In Wadhams’s view there’s not a lot of choice. Mindless use of technology is serving to wreck the Earth’s ability to support life. Humanity has great difficulty in foregoing the comforts and conveniences of a fossil-fuelled existence. The Paris Agreement is a great step forward, but its purposes cannot be achieved by emission cuts alone. Mindful technology is what’s required.
This means carbon capture and sequestration (CCS), which is the development and employment of means to extract carbon dioxide from the air, to reduce the gaseous carbon to solid form and to bury it forever. A formidably complex and expensive process that is now being tested on Vancouver Island and elsewhere, CCS may offer a means to contain global warming and the climate change that comes from it. But it is certain to take time.
Wadhams therefore favours interim reliance on solar radiation management ( SRM) technology, which is even further from deployment than CCS. The idea here is to lower the surface temperature of the Earth by injecting sulphur particles into the stratosphere to back - scatter the sun’s rays and thus contain global warming for the time required to bring carbon capture to fruition.
These proposals for collective action offer a reasonable but incomplete response to the dire straits we are in. They prompt the question of where the motivation will come from for societies and governments to contain their desire for fossil-fuel benefits, to control the fossil-fuel incontinence that drives global warming and constrains timely decarbonization? They also encourage people to give up on the cessation of greenhouse gas emission. After all, if the Earth can be cooled, why worry about fossil-fuel use now?
Some of the motivation we need for a new approach to decarbonization may come from chapter nine. It deals with methane, a greenhouse gas that’s at least twenty times more potent than carbon dioxide and is now arising in abundance from permafrost under the shallow coastal waters of the Arctic Ocean, principally from the continental shelves adjoining Siberia.
As Wadhams explains, anthropogenic global warming has produced a feedback effect since about 2005. The effect starts when the atmosphere gets hot enough to melt Arctic sea-ice cover in summer. It continues as the retreat of the ice reveals more and more open water, which allows the sun to warm the sea, which raises the temperature of the frozen seabed, which
serves to release ancient methane into the atmosphere, which amplifies global warming, and around we go again. The shelf in the East Siberian Sea is estimated to hold 400 gigatonnes (Gt) of methane. If 50 Gt is released in a decade of sea-ice loss between 2015 and 2025, Wadhams calculates, the global temperature rise from this pulse of methane from this one Arctic area could be 0.6 degrees C by 2040.
A global catastrophe is taking shape in the Siberian offshore. Techno - logical responses are surely to be pursued. The same applies to efforts for consensus on the severity and imminence of the threat arising from terrestrial permafrost thaw as well as seaice melt. But how are we to apply our technological ingenuity in time to prevent runaway warming? How might we overcome our fossil-fuel incontinence?
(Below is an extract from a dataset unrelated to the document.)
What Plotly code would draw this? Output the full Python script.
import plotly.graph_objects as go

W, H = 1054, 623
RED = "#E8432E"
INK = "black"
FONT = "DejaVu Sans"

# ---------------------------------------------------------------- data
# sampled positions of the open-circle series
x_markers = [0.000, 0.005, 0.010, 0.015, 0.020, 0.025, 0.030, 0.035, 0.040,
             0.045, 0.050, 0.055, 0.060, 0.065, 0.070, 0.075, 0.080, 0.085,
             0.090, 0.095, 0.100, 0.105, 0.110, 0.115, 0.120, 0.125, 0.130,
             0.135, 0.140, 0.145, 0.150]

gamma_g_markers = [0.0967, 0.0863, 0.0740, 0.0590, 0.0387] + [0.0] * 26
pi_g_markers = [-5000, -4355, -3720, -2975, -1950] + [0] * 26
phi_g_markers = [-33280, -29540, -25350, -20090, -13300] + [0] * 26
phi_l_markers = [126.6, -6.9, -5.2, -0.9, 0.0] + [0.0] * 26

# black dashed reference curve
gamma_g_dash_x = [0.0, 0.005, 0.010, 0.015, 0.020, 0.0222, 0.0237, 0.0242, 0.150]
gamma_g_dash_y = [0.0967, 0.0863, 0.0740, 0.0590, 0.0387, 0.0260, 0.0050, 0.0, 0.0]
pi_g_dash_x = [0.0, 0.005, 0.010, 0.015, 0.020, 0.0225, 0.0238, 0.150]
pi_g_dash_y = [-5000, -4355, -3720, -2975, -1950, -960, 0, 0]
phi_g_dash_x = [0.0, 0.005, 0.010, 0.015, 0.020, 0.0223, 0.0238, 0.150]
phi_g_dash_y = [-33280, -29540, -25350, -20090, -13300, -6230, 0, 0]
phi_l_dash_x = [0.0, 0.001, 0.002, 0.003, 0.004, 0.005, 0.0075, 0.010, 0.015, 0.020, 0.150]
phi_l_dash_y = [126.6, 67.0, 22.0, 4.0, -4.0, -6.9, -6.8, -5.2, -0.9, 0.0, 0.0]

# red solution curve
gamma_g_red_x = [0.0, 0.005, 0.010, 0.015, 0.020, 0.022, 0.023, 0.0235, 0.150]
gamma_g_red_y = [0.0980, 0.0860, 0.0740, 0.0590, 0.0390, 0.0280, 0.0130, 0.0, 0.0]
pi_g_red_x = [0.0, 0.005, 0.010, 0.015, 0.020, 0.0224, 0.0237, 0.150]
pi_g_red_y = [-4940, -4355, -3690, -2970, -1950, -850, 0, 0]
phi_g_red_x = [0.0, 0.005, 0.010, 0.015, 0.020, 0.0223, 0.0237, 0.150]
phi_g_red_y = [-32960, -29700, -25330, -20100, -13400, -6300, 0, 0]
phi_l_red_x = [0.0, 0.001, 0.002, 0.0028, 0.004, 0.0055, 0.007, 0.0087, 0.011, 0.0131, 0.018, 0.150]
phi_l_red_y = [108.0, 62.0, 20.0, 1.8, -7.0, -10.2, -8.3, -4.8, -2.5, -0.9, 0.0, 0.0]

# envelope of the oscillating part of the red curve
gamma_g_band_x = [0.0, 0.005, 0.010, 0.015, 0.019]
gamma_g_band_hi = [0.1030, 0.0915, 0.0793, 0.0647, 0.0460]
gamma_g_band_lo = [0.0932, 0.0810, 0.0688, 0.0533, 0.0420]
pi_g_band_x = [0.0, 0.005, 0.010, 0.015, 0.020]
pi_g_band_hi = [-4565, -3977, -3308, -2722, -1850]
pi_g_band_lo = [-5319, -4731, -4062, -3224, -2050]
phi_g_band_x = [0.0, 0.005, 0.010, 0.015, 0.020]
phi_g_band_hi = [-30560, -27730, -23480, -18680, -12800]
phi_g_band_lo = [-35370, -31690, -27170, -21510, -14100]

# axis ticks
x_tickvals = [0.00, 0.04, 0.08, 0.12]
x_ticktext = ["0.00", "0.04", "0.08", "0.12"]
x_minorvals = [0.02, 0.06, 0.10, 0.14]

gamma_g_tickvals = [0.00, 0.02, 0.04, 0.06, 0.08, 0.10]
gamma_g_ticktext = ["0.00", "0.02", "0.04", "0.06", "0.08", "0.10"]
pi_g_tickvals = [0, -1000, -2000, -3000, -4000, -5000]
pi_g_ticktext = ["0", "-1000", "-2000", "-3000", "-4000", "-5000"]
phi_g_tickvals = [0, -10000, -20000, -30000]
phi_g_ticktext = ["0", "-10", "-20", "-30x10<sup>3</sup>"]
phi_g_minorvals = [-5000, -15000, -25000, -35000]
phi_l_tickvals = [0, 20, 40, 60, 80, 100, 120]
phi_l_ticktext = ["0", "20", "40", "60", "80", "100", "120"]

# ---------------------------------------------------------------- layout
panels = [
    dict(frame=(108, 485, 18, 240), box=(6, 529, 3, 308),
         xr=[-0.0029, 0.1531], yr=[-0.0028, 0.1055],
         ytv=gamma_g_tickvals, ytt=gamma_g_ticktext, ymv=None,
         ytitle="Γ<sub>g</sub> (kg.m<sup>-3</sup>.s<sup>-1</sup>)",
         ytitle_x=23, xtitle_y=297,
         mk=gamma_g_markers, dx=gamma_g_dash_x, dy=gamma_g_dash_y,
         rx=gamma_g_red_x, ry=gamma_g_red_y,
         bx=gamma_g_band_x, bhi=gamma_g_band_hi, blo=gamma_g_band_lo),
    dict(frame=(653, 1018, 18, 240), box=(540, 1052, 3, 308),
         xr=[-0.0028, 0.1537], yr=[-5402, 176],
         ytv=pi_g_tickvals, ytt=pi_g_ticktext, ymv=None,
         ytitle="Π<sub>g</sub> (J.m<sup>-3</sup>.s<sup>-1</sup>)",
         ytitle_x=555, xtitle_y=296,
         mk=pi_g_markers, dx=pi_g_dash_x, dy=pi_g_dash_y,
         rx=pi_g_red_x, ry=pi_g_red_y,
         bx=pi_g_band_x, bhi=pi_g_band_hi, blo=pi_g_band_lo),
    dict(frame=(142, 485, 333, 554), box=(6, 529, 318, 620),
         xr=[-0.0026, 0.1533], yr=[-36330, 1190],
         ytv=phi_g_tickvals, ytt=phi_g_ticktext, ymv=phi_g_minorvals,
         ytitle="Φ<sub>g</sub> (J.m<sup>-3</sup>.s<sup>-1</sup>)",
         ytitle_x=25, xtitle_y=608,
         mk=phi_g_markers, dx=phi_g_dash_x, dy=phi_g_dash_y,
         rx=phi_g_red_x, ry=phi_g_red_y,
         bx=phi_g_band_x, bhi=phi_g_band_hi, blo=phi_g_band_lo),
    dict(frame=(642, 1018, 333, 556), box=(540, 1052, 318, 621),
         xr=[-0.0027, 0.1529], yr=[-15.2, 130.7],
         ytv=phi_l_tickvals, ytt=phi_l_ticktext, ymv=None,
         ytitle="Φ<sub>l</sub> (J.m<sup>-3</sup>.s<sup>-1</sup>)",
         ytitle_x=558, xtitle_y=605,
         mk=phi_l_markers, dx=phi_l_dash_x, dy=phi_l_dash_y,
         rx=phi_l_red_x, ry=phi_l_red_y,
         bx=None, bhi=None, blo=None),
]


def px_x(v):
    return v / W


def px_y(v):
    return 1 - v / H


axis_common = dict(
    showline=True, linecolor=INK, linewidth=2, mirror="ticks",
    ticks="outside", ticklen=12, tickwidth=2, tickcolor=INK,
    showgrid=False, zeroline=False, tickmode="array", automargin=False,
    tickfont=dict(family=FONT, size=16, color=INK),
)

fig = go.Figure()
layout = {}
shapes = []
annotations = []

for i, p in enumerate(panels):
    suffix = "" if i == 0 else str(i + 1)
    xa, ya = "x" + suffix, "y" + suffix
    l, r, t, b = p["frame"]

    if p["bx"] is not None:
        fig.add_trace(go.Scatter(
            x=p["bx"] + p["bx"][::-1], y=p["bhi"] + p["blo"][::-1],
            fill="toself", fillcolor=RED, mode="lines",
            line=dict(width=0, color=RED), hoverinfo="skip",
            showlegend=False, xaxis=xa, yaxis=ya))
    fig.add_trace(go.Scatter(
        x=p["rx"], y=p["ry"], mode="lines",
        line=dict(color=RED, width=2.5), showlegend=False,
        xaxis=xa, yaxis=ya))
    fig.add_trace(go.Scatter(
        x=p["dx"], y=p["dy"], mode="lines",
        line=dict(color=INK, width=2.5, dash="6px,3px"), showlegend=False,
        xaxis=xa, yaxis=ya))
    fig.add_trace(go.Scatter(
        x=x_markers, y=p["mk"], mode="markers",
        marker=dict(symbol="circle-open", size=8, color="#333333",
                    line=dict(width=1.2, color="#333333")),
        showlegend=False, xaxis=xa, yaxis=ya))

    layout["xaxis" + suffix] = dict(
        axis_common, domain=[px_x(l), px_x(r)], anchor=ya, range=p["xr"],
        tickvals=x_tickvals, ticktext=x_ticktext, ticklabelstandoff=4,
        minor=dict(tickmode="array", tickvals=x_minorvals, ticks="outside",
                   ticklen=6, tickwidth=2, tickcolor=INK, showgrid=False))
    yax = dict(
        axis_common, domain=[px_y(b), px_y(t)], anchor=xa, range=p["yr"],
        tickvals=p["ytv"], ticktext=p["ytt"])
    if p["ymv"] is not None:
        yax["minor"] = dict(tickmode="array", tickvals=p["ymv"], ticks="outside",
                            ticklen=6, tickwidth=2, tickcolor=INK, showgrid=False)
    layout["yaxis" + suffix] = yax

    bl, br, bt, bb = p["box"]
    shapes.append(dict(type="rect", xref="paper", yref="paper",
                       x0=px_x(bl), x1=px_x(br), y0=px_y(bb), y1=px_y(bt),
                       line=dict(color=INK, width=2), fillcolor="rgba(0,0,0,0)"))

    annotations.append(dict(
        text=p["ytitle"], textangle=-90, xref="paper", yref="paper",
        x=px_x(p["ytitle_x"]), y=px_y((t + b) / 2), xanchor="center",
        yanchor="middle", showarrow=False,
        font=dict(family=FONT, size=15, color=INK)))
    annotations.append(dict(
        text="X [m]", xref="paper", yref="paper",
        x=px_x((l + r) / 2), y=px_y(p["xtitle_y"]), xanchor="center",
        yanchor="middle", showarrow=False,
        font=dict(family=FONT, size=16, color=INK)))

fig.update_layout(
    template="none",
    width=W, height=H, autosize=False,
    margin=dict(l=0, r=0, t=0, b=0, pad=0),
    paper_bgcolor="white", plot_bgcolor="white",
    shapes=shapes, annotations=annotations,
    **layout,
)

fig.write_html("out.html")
Where Canada is concerned, we might begin by establishing a NorthSouth discourse that encourages shared knowledge of the situation we face. This means a sharing between the great southern majority with all its capabilities and detached appreciation of Nature, and Canada’s Arctic and northern Indigenous peoples whose traditional knowledge favours respect for and up-close understanding of the natural environment from within. SRM and CCS may be required of Canada as a whole, but we in the deep south will not achieve them without taking on Indigenous traditional knowledge that gives us attachment and emotion in caring for our milieu. There’s missing motivation to be had here.